What sons need to grow into “real” men
I had a man commenting on this article I wrote a year ago. According to him, boys need real men that show their masculinity in order for the boys to grow into “real men” while girls grow to be women naturally.
I was stunned. First of all, what is a “real” man or woman? What is the definition and who decides that?
According to a dating and relationship expert what makes a “real man” is the male possessing “genuine self-confidence” and “true masculinity”. This blog suggested that “true masculinity” was achieved through the man knowing his own mind and remaining true to himself.
What caught my eye was this section however: A man who is a “real man” focuses on being the best possible version of himself by developing characteristics that make him able to go on improving and becoming a better person at each stage throughout his life.
When I think back to the practices of my parenting philosophies, I think… Isn’t that what all the guiding principles teach us to do? Isn’t that what we should all be doing in our day to day lives?
We should not be aiming to conform to fitting criteria of a “real” anything, we should just be growing and learning so that all of us can continue to evolve into truer, better versions of ourselves with each phase of our lives that we encounter.
So whilst I thought that this criteria led mindset was long gone, obviously, I was wrong. So for all of you who want to know what psychological science has concluded for all of you that aren’t the “real”, “typical” parents; single mamas, single dads, homosexual couples and everyone else that doesn’t fit into the description of a “normal family”.

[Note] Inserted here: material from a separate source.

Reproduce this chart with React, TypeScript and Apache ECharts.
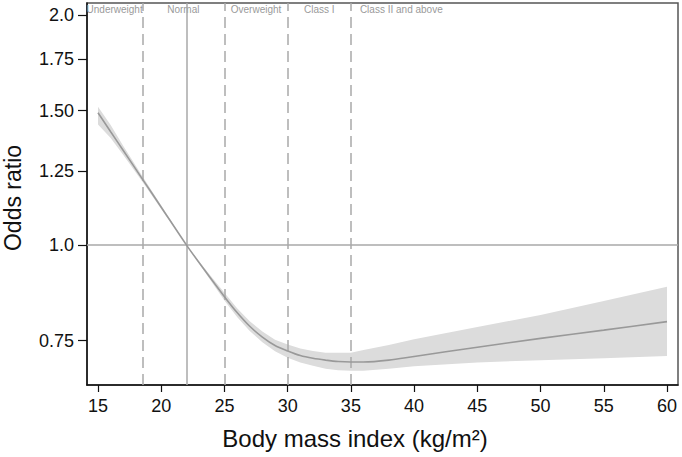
import React, { useEffect, useRef } from "react";
import * as echarts from "echarts";

// BMI (kg/m2) grid points of the fitted spline
const bmi = [15, 16, 17, 18.5, 20, 22, 23.5, 25, 26, 27, 28, 29, 30, 31, 32, 33, 34, 35, 36, 38, 40, 45, 50, 55, 60];
// Odds ratio estimate
const oddsRatio = [1.49, 1.407, 1.33, 1.221, 1.121, 1.0, 0.924, 0.856, 0.816, 0.783, 0.758, 0.739, 0.727, 0.717, 0.711, 0.707, 0.704, 0.703, 0.703, 0.707, 0.715, 0.735, 0.755, 0.774, 0.794];
// 95% CI lower / upper
const ciLower = [1.438, 1.381, 1.312, 1.211, 1.115, 1.0, 0.919, 0.846, 0.805, 0.772, 0.746, 0.726, 0.712, 0.702, 0.695, 0.689, 0.686, 0.685, 0.685, 0.689, 0.694, 0.702, 0.707, 0.711, 0.716];
const ciUpper = [1.517, 1.436, 1.348, 1.231, 1.127, 1.0, 0.929, 0.866, 0.827, 0.795, 0.771, 0.752, 0.741, 0.732, 0.727, 0.723, 0.723, 0.723, 0.729, 0.74, 0.753, 0.781, 0.81, 0.845, 0.882];

const xTicks = [15, 20, 25, 30, 35, 40, 45, 50, 55, 60];
const yTickLabels = ["0.75", "1.0", "1.25", "1.50", "1.75", "2.0"];
const yTickValues = [0.75, 1.0, 1.25, 1.5, 1.75, 2.0];

const dashedCutoffs = [18.5, 25, 30, 35];
const referenceBmi = 22;
const referenceOr = 1.0;

const categories = ["Underweight", "Normal", "Overweight", "Class I", "Class II and above"];
const categoryBounds = [
  ["min", 18.5],
  [18.5, 25],
  [25, 30],
  [30, 35],
  [35, "max"],
];

const X_MIN = 14.13;
const X_MAX = 60.87;
const Y_MIN = 0.656;
const Y_MAX = 2.074;

const FONT = "'Liberation Sans', Arial, Helvetica, sans-serif";

export default function App() {
  const ref = useRef<HTMLDivElement>(null);

  useEffect(() => {
    if (!ref.current) return;
    const chart = echarts.init(ref.current, undefined, { renderer: "svg" });
    const ln = Math.log;

    const bandData = bmi.map((x, i) => [x, ln(ciLower[i]), ln(ciUpper[i])]);
    const lineData = bmi.map((x, i) => [x, ln(oddsRatio[i])]);

    const gray = "#a9a9a9";

    const markLineData: any[] = [
      ...dashedCutoffs.map((v) => ({
        xAxis: v,
        lineStyle: { type: [11, 6], color: gray, width: 1.5 },
      })),
      { xAxis: referenceBmi, lineStyle: { type: "solid", color: gray, width: 1.5 } },
      { yAxis: ln(referenceOr), lineStyle: { type: "solid", color: gray, width: 1.5 } },
    ];

    const markAreaData: any[] = categories.map((name, i) => {
      const [a, b] = categoryBounds[i];
      const last = i === categories.length - 1;
      return [
        {
          name,
          xAxis: a === "min" ? X_MIN : a,
          label: last
            ? { position: "insideTopLeft", distance: 1, offset: [8, 0] }
            : { position: "insideTop", distance: 1 },
        },
        { xAxis: b === "max" ? X_MAX : b },
      ];
    });

    const fmtY = (v: number) => {
      let best = 0;
      let bd = Infinity;
      yTickValues.forEach((t, i) => {
        const d = Math.abs(ln(t) - v);
        if (d < bd) {
          bd = d;
          best = i;
        }
      });
      return yTickLabels[best];
    };

    chart.setOption({
      animation: false,
      grid: {
        left: 87,
        right: 4,
        top: 3,
        bottom: 72,
        show: true,
        borderColor: "#555",
        borderWidth: 1.5,
      },
      xAxis: {
        type: "value",
        min: X_MIN,
        max: X_MAX,
        splitLine: { show: false },
        axisLine: { show: true, onZero: false, lineStyle: { color: "#111", width: 1.5 } },
        axisTick: { show: true, customValues: xTicks, length: 7, lineStyle: { color: "#111", width: 1.2 } },
        axisLabel: {
          customValues: xTicks,
          fontSize: 18,
          color: "#111",
          margin: 12,
          fontFamily: FONT,
        },
      },
      yAxis: {
        type: "value",
        min: ln(Y_MIN),
        max: ln(Y_MAX),
        splitLine: { show: false },
        axisLine: { show: true, onZero: false, lineStyle: { color: "#111", width: 1.5 } },
        axisTick: {
          show: true,
          customValues: yTickValues.map(ln),
          length: 9,
          lineStyle: { color: "#111", width: 1.2 },
        },
        axisLabel: {
          customValues: yTickValues.map(ln),
          formatter: fmtY,
          fontSize: 18,
          color: "#111",
          margin: 13,
          fontFamily: FONT,
        },
      },
      series: [
        {
          type: "custom",
          data: bandData,
          silent: true,
          clip: true,
          z: 1,
          encode: { x: 0, y: [1, 2] },
          renderItem: (params: any, api: any) => {
            if (params.dataIndex !== 0) return null;
            const upper = bandData.map((d) => api.coord([d[0], d[2]]));
            const lower = bandData.map((d) => api.coord([d[0], d[1]])).reverse();
            return {
              type: "polygon",
              shape: { points: upper.concat(lower) },
              style: { fill: "#dcdcdc", stroke: "none" },
            };
          },
        },
        {
          type: "line",
          data: lineData,
          smooth: 0.3,
          symbol: "none",
          lineStyle: { color: "#999", width: 1.6 },
          z: 3,
          markLine: {
            silent: true,
            symbol: ["none", "none"],
            label: { show: false },
            data: markLineData,
            z: 2,
          },
          markArea: {
            silent: true,
            itemStyle: { color: "rgba(0,0,0,0)" },
            label: {
              show: true,
              color: "#9a9a9a",
              fontSize: 10,
              fontFamily: FONT,
            },
            data: markAreaData,
          },
        },
      ],
      graphic: [
        {
          type: "text",
          x: 13,
          y: 198,
          rotation: Math.PI / 2,
          style: {
            text: "Odds ratio",
            fontSize: 23,
            fontFamily: FONT,
            fill: "#111",
            align: "center",
            verticalAlign: "middle",
          },
        },
        {
          type: "text",
          x: 355,
          y: 438,
          style: {
            text: "Body mass index (kg/m²)",
            fontSize: 24,
            fontFamily: FONT,
            fill: "#111",
            align: "center",
            verticalAlign: "middle",
          },
        },
      ],
    });

    return () => chart.dispose();
  }, []);

  return (
    <div
      ref={ref}
      style={{ position: "fixed", left: 0, top: 0, width: 682, height: 457, background: "#fff" }}
    />
  );
}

Here is a summary of what I learned from psychological research:
The parent’s gender, sexual preference, amount of parents DOES NOT MATTER FOR YOUR CHILD’S UPBRINGING AND WELLBEING.
Did I make myself clear enough?
Do you want to know what does matter?
How we behave. That’s it.
How we talk to our children, how we teach our children, and what values we bestow on our children through our words, actions, thoughts and reactions.
What matters above all else for us as parents is the way that we nurture and encourage our children through being attentive, compassionate and respectful to their needs, wants, fears, talents and individualities.
Isn’t it fantastic that we need science to tell us this?
If you are ever confronted with that closed mindset, try to broaden and open their horizons. Remember to remind that person that what truly makes us “real” is being true to who we are as people. What makes us “real” is being mindful, self-aware, listened to and respected, for all of our quirks and abilities, and what makes us “real” most of all is what keeps us trying every single day to strive to improve ourselves and our families.
Now all of you out there not being “real parents and families” go on and rock it, you’re doing a great job!